The storm that hit Chamonix was localized, and Verbier had received considerably less snow.  So we picked our way through clouds and fog to the Prafleurie hut.  When we arrived there we were one of two groups – everyone else had cancelled.  And the next day, when we lounged on the stone deck of the Dix hut, basking in the sun (now totally unobstructed by those pesky clouds), we watched a steady stream of skiers come in from Arolla.  These were the rest of the skiers that had been trying, like us, to start the Haute Route in the snow.  But theirs was a greater ratio of taxi to skiing.

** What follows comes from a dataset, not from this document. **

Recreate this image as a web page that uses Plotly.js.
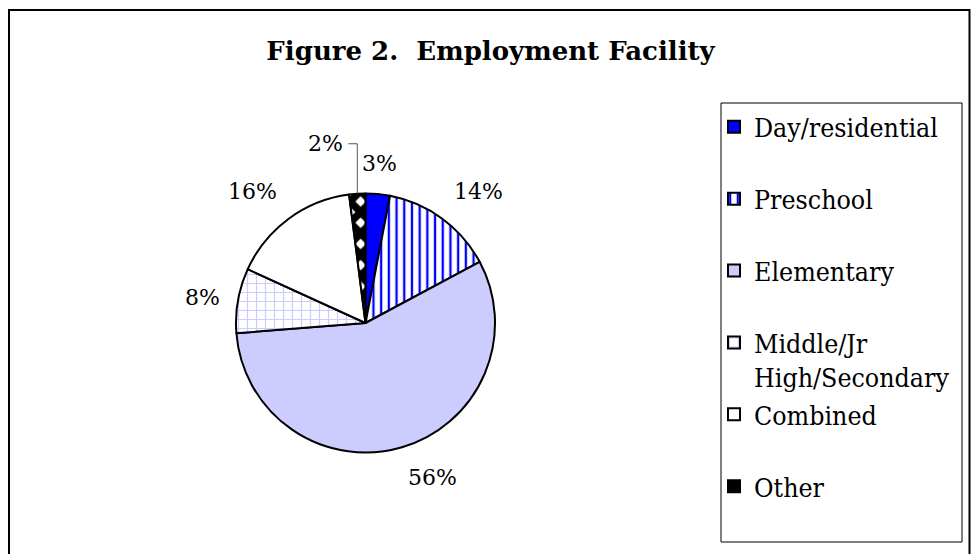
<!DOCTYPE html>
<html><head><meta charset="utf-8">
<script src="https://cdn.plot.ly/plotly-3.0.1.min.js"></script>
<style>html,body{margin:0;padding:0;background:#fff;} #chart{width:972px;height:554px;}</style>
</head><body><div id="chart"></div>
<script>
// ---- data ----
const categories = ['Day/residential', 'Preschool', 'Elementary', 'Middle/Jr High/Secondary', 'Combined', 'Other'];
const legendText = ['Day/residential', 'Preschool', 'Elementary', 'Middle/Jr<br>High/Secondary', 'Combined', 'Other'];
const percents = [3, 14, 56, 8, 16, 2];
const percentLabels = ['3%', '14%', '56%', '8%', '16%', '2%'];

// ---- styles ----
const sliceColors = ['#0000FF', '#FFFFFF', '#CCCCFF', '#FFFFFF', '#FFFFFF', '#FFFFFF'];
const patShapes = ['', '|', '', '+', '', 'x'];
const patFg = ['#0000FF', '#0000FF', '#CCCCFF', '#CCCCFF', '#000000', '#000000'];
const patSize = [8, 7.7, 8, 9, 8, 15];
const patSolid = [0.3, 0.3, 0.3, 0.25, 0.3, 0.75];

const W = 972, H = 554;
const CX = 365.5, CY = 323, R = 129.5;
const FONT = 'DejaVu Serif';
const LEGEND_FONT = '"DejaVu Serif Condensed", "Liberation Serif"';

// legend labels padded to two lines each
const displayLabels = legendText.map(t => t.indexOf('<br>') >= 0 ? t : t + '<br>&nbsp;');

const trace = {
  type: 'pie',
  labels: displayLabels,
  values: percents,
  sort: false,
  direction: 'clockwise',
  rotation: 0,
  textinfo: 'none',
  hoverinfo: 'skip',
  domain: {x: [(CX - R) / W, (CX + R) / W], y: [1 - (CY + R) / H, 1 - (CY - R) / H]},
  marker: {
    colors: sliceColors,
    line: {color: '#000000', width: 2},
    pattern: {shape: patShapes, fgcolor: patFg, bgcolor: sliceColors, size: patSize, solidity: patSolid, fillmode: 'replace'}
  }
};

// label annotations from slice angles
const total = percents.reduce((a, b) => a + b, 0);
const annotations = [];
const shapes = [];
let cum = 0;
const GAP = 16;
percents.forEach((v, i) => {
  const mid = (cum + v / 2) / total * 2 * Math.PI;
  cum += v;
  const ux = Math.sin(mid), uy = -Math.cos(mid);
  const ex = CX + R * ux, ey = CY + R * uy;
  if (i === percents.length - 1) {
    // leader line for the small slice
    const topY = ey - 50, endX = ex - 9;
    shapes.push({type: 'path', xref: 'paper', yref: 'paper',
      path: `M ${ex / W},${1 - ey / H} L ${ex / W},${1 - topY / H} L ${endX / W},${1 - topY / H}`,
      line: {color: '#555555', width: 1}});
    annotations.push({xref: 'paper', yref: 'paper', x: (endX - 3) / W, y: 1 - topY / H,
      xanchor: 'right', yanchor: 'middle', text: percentLabels[i], showarrow: false,
      font: {family: FONT, size: 22, color: '#000'}});
    return;
  }
  const px = CX + (R + GAP) * ux, py = CY + (R + GAP) * uy;
  const xa = Math.abs(ux) < 0.25 ? 'center' : (ux > 0 ? 'left' : 'right');
  const ya = Math.abs(uy) < 0.3 ? 'middle' : (uy < 0 ? 'bottom' : 'top');
  annotations.push({xref: 'paper', yref: 'paper', x: px / W, y: 1 - py / H,
    xanchor: xa, yanchor: ya, text: percentLabels[i], showarrow: false,
    font: {family: FONT, size: 22, color: '#000'}});
});

// outer frame and legend box
shapes.push({type: 'rect', xref: 'paper', yref: 'paper', x0: 9 / W, x1: 969.5 / W, y0: -0.05, y1: 1 - 10 / H,
  line: {color: '#000', width: 2}, fillcolor: 'rgba(0,0,0,0)', layer: 'below'});
shapes.push({type: 'rect', xref: 'paper', yref: 'paper', x0: 721 / W, x1: 962 / W, y0: 1 - 542 / H, y1: 1 - 103 / H,
  line: {color: '#000', width: 1}, fillcolor: 'rgba(0,0,0,0)', layer: 'below'});

const layout = {
  width: W, height: H,
  margin: {l: 0, r: 0, t: 0, b: 0},
  paper_bgcolor: '#FFFFFF',
  font: {family: FONT, color: '#000'},
  title: {text: '<b>Figure 2.&nbsp; Employment Facility</b>', x: 490.5 / W, xref: 'paper', xanchor: 'center',
    y: 1 - 51 / H, yref: 'paper', yanchor: 'middle', font: {family: FONT, size: 26, color: '#000'}},
  showlegend: true,
  legend: {x: 714 / W, xanchor: 'left', y: 1 - 103 / H, yanchor: 'top', bgcolor: 'rgba(0,0,0,0)', borderwidth: 0,
    valign: 'top', font: {family: LEGEND_FONT, size: 26.5, color: '#000'}},
  annotations: annotations,
  shapes: shapes
};

Plotly.newPlot('chart', [trace], layout, {displayModeBar: false, staticPlot: true});
</script>
</body></html>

By this point, Team Weenus had their show dialed:  gear (mostly) in the right place at the right time, techniques (read:  kick turns), and really good weenus jokes.  At least we thought so.  Turns out the weenus requires care on a ski tour, lest it become cracked, chaffed, or – god forbid – sunburned.  

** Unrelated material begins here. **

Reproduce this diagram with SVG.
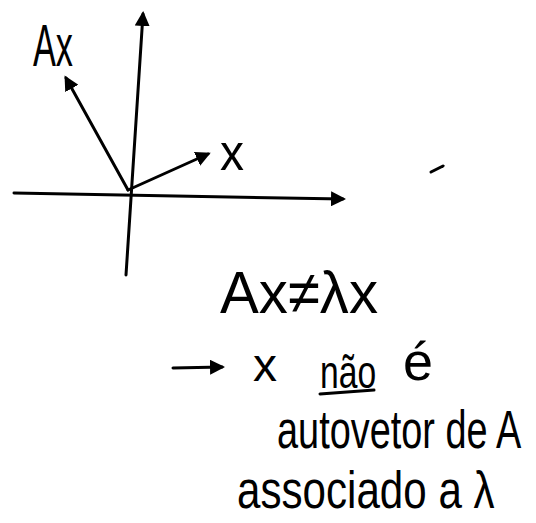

Part way up the climb from the Dix hut there is a plateau on the glacier, from which you get your first view of the Matterhorn.  And from there, as you move up, across, and ski down over the peaks and cols of the route, the Matterhorn grows ever closer.  Until you find yourself at the final col, the Col de Valpelline.  Looking up:  the chunk of rock you’ve heard so much about, up close and personal.  Looking down:  thousands of feet of skiing…past and through icefalls, below soaring cliffs.  And as you work your way down the valley, the chunk of rock begins to take on its more familiar shape.  Begins to get that crook in it.  Until, at last, you are in Zermatt, and the Matterhorn looks every bit the way you have seen the pictures.  But…real.  

Team Weenus took this all in stride.  Watching others struggle with kick turns up the Col de Mont Brulee.  Unpacking the picnic lunch from the Vignette hut to discover a slab of cured bacon and an entire block of cheese.  Worst of all, having to pull over for another rosti, and a beer, and a coffee, before skiing the final corn ribbon all the way into town.  

It is true what they say, that when you start with suffering, the reward is all the sweeter.  But in the case of Team Weenus, when you start undaunted in the face of suffering…the reward is not only sweet…it kicks the ass of what you thought it would be.